To study the physics of nuclear detonation in the 1940s and ‘50s, the US government enlisted high-speed cameras developed by the engineer Harold “Doc” Edgerton. Capable of stopping time with exposures of one billionth of a second, Edgerton’s electronic shutters revealed dynamics too rapid for the eye to see.
More than almost any other picture, Edgerton’s Splash of a Milk Drop has become an icon of superhuman visual augmentation, transplanting the precept that the camera doesn’t lie from empirical claim to article of faith by presenting photographic documentation of an event uniquely witnessed by the lens. For this reason, the inclusion of Edgerton’s image in a new Nelson-Atkins Museum exhibit about photography and perceptual distortion is worthy of a double-take.
The slippery status of Edgerton’s spilt milk is most starkly illustrated by the Swiss tricksters Cortis and Sonderegger, who recently ingeniously recreated the image through photographic duplicity.
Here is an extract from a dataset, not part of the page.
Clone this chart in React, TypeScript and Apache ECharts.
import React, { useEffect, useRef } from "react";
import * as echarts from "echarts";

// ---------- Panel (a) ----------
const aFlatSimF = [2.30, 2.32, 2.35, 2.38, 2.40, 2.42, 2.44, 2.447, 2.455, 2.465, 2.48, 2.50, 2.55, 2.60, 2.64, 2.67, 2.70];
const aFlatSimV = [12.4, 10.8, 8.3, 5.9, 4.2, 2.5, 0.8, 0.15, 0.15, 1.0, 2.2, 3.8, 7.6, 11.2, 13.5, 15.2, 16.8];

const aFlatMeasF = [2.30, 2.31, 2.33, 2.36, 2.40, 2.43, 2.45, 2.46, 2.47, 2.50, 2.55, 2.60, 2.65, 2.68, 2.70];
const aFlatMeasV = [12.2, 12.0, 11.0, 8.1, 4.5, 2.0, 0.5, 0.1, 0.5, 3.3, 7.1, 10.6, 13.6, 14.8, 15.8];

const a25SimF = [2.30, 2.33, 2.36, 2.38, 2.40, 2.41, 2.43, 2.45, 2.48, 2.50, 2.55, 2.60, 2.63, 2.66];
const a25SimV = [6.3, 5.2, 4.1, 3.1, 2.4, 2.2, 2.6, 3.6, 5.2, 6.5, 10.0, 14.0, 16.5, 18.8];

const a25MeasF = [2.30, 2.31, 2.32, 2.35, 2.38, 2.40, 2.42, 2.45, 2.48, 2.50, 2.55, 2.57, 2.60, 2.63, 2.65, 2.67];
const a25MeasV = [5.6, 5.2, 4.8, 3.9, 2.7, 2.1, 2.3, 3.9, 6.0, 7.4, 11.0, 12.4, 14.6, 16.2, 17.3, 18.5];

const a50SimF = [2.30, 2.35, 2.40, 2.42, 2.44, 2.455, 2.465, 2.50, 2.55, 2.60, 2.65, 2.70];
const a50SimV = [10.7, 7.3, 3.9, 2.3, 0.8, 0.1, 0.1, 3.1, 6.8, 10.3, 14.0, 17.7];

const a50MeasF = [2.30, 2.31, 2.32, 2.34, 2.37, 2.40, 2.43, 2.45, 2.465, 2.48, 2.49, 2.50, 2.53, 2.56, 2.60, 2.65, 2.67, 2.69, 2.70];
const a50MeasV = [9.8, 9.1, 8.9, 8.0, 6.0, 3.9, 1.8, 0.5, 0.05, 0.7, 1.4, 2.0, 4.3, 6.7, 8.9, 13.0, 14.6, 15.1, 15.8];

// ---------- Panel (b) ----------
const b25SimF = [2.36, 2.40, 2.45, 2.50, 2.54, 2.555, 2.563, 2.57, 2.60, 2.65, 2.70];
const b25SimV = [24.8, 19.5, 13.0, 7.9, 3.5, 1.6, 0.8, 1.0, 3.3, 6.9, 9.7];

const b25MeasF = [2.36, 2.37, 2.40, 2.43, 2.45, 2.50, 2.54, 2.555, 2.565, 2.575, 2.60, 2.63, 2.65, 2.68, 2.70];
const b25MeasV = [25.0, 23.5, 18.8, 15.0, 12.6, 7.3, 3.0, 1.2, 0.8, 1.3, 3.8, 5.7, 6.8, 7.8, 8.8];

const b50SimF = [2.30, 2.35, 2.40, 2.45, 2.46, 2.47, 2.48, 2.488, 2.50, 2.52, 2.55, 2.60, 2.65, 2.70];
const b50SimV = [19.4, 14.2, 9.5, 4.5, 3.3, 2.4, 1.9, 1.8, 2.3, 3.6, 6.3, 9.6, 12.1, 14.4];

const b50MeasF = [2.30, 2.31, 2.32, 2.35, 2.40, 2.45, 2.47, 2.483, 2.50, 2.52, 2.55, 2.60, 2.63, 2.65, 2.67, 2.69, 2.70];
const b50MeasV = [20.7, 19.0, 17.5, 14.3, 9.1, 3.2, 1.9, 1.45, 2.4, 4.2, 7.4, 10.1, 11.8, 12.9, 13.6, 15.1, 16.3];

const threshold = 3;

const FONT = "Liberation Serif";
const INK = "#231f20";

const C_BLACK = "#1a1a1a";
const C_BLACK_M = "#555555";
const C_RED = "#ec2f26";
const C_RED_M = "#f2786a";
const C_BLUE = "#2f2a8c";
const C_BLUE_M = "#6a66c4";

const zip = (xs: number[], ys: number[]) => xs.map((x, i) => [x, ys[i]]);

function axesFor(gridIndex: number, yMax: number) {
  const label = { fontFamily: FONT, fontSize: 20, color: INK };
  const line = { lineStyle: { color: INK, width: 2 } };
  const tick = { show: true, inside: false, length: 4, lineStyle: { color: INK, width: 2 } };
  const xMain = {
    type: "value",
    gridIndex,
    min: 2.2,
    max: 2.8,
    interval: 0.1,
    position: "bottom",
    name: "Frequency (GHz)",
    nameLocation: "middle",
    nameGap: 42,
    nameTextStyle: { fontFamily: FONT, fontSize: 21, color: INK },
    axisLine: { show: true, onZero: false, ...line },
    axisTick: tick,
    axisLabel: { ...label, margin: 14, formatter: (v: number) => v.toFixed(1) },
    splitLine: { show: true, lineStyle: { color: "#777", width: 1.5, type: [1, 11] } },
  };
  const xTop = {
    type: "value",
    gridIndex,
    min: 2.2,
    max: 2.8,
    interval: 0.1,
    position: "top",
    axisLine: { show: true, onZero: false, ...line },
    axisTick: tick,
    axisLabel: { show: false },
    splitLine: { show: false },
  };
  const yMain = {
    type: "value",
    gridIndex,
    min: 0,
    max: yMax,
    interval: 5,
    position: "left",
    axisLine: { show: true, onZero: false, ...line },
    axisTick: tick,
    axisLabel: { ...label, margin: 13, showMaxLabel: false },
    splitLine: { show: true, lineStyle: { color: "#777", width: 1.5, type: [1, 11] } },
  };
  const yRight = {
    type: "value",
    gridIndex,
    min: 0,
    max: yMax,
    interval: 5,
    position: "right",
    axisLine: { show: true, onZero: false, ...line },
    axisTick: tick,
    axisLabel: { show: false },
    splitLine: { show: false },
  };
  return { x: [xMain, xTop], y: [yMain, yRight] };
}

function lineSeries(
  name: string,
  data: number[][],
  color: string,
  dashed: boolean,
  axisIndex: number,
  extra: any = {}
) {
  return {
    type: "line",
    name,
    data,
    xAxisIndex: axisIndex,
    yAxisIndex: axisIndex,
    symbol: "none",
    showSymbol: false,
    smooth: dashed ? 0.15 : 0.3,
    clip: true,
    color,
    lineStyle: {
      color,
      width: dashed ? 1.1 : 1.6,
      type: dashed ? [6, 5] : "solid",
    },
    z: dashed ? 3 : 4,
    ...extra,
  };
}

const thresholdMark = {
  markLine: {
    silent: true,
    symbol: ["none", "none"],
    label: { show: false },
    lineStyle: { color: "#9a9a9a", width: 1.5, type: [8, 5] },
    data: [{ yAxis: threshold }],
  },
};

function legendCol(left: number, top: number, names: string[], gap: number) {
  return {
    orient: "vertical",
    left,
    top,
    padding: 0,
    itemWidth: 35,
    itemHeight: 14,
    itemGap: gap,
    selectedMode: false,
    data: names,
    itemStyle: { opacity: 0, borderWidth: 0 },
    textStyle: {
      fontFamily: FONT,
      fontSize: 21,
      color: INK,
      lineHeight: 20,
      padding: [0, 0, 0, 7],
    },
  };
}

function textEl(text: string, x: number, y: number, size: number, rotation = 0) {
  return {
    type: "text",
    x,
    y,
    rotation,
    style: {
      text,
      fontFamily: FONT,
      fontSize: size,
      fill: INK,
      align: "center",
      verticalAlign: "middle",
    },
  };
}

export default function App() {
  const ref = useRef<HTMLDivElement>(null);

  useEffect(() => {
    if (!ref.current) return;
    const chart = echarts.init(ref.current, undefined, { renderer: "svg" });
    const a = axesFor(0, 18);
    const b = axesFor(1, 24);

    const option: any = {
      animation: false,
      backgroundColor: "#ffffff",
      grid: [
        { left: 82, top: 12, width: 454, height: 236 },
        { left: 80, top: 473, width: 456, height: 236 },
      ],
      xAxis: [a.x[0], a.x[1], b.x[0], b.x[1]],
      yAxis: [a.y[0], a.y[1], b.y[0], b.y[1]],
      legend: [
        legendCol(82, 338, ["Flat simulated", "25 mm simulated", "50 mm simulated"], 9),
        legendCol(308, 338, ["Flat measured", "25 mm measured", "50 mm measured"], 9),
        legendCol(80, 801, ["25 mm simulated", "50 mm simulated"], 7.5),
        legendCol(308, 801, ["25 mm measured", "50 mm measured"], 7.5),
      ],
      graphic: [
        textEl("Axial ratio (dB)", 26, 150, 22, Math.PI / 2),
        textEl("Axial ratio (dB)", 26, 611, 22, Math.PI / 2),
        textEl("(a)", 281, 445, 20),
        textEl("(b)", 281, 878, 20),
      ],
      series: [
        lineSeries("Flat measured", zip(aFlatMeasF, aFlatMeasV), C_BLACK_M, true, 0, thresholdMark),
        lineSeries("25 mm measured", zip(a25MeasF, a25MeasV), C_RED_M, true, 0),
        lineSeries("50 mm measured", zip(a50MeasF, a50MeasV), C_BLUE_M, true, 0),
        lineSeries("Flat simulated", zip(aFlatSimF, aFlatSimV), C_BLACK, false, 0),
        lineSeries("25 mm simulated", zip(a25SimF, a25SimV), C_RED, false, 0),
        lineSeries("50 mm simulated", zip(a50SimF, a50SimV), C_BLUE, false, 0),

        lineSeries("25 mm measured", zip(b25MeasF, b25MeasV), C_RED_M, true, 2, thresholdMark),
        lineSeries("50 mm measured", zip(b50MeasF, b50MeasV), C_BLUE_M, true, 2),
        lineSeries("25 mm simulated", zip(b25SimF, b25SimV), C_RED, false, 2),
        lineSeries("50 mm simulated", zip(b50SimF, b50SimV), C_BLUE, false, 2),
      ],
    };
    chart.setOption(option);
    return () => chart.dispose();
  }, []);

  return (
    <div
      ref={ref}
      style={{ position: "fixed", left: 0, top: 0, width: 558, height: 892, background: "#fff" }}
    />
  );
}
The coronet of milk is cast in a resinous material, and the falling droplet is suspended from a thread. Their camera angle is wide enough to include not only the familiar image but also their hilarious setup. Making of “Milk Drop Coronet” (by Harold Edgerton, 1957) is delightful satire, especially when seen together their other photographic shenanigans including a fraudulent remake of the Moon landing.